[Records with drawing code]
------------------------------------------------------------------------

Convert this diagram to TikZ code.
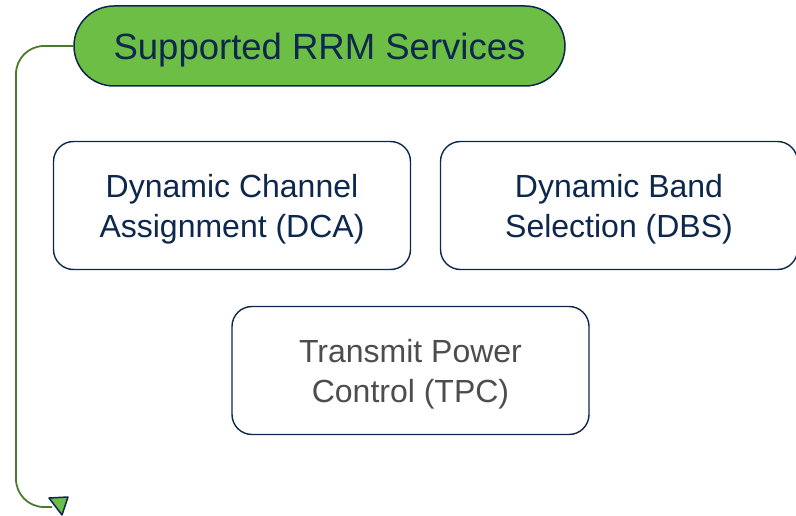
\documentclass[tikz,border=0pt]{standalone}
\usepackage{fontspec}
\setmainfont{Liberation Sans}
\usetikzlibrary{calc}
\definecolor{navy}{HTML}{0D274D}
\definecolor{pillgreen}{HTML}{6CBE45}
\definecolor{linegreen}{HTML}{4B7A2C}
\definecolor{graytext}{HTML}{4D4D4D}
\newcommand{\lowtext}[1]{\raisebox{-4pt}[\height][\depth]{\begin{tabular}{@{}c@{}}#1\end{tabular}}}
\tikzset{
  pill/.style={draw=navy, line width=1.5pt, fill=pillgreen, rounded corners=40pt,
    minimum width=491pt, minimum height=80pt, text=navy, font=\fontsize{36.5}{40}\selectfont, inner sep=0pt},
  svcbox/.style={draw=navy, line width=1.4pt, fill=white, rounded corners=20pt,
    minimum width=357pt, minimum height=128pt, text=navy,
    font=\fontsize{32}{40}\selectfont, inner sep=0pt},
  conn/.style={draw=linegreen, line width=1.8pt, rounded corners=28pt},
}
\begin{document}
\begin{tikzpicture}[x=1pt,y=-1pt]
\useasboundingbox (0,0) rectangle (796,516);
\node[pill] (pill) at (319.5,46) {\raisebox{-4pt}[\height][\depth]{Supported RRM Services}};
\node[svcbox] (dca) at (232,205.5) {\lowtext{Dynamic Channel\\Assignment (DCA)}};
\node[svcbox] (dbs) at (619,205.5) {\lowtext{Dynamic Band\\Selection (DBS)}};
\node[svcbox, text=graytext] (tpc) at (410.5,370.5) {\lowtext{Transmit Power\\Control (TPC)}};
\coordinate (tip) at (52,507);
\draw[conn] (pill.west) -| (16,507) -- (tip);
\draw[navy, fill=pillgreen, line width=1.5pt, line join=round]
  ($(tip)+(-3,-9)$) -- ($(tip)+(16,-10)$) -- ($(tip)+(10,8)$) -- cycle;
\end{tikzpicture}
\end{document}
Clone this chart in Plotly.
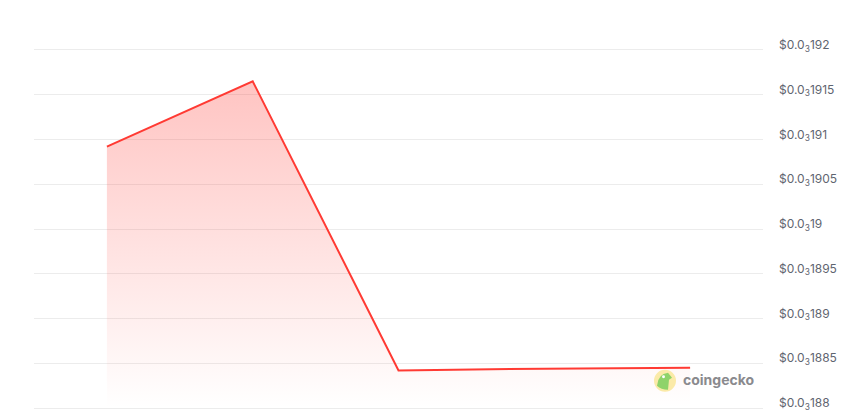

------------------------------------------------------------------------

» **WRITTEN INSTRUCTION**
Write out each line of the data exactly; the images should be left out.

» **ANSWER TO THE TASK**
Convert this diagram to TikZ code.
\documentclass[tikz,border=0pt]{standalone}
\usepackage{fontspec}
\setmainfont{Liberation Sans}
\usetikzlibrary{calc}
\definecolor{navy}{HTML}{0D274D}
\definecolor{pillgreen}{HTML}{6CBE45}
\definecolor{linegreen}{HTML}{4B7A2C}
\definecolor{graytext}{HTML}{4D4D4D}
\newcommand{\lowtext}[1]{\raisebox{-4pt}[\height][\depth]{\begin{tabular}{@{}c@{}}#1\end{tabular}}}
\tikzset{
  pill/.style={draw=navy, line width=1.5pt, fill=pillgreen, rounded corners=40pt,
    minimum width=491pt, minimum height=80pt, text=navy, font=\fontsize{36.5}{40}\selectfont, inner sep=0pt},
  svcbox/.style={draw=navy, line width=1.4pt, fill=white, rounded corners=20pt,
    minimum width=357pt, minimum height=128pt, text=navy,
    font=\fontsize{32}{40}\selectfont, inner sep=0pt},
  conn/.style={draw=linegreen, line width=1.8pt, rounded corners=28pt},
}
\begin{document}
\begin{tikzpicture}[x=1pt,y=-1pt]
\useasboundingbox (0,0) rectangle (796,516);
\node[pill] (pill) at (319.5,46) {\raisebox{-4pt}[\height][\depth]{Supported RRM Services}};
\node[svcbox] (dca) at (232,205.5) {\lowtext{Dynamic Channel\\Assignment (DCA)}};
\node[svcbox] (dbs) at (619,205.5) {\lowtext{Dynamic Band\\Selection (DBS)}};
\node[svcbox, text=graytext] (tpc) at (410.5,370.5) {\lowtext{Transmit Power\\Control (TPC)}};
\coordinate (tip) at (52,507);
\draw[conn] (pill.west) -| (16,507) -- (tip);
\draw[navy, fill=pillgreen, line width=1.5pt, line join=round]
  ($(tip)+(-3,-9)$) -- ($(tip)+(16,-10)$) -- ($(tip)+(10,8)$) -- cycle;
\end{tikzpicture}
\end{document}
Clone this chart in Plotly.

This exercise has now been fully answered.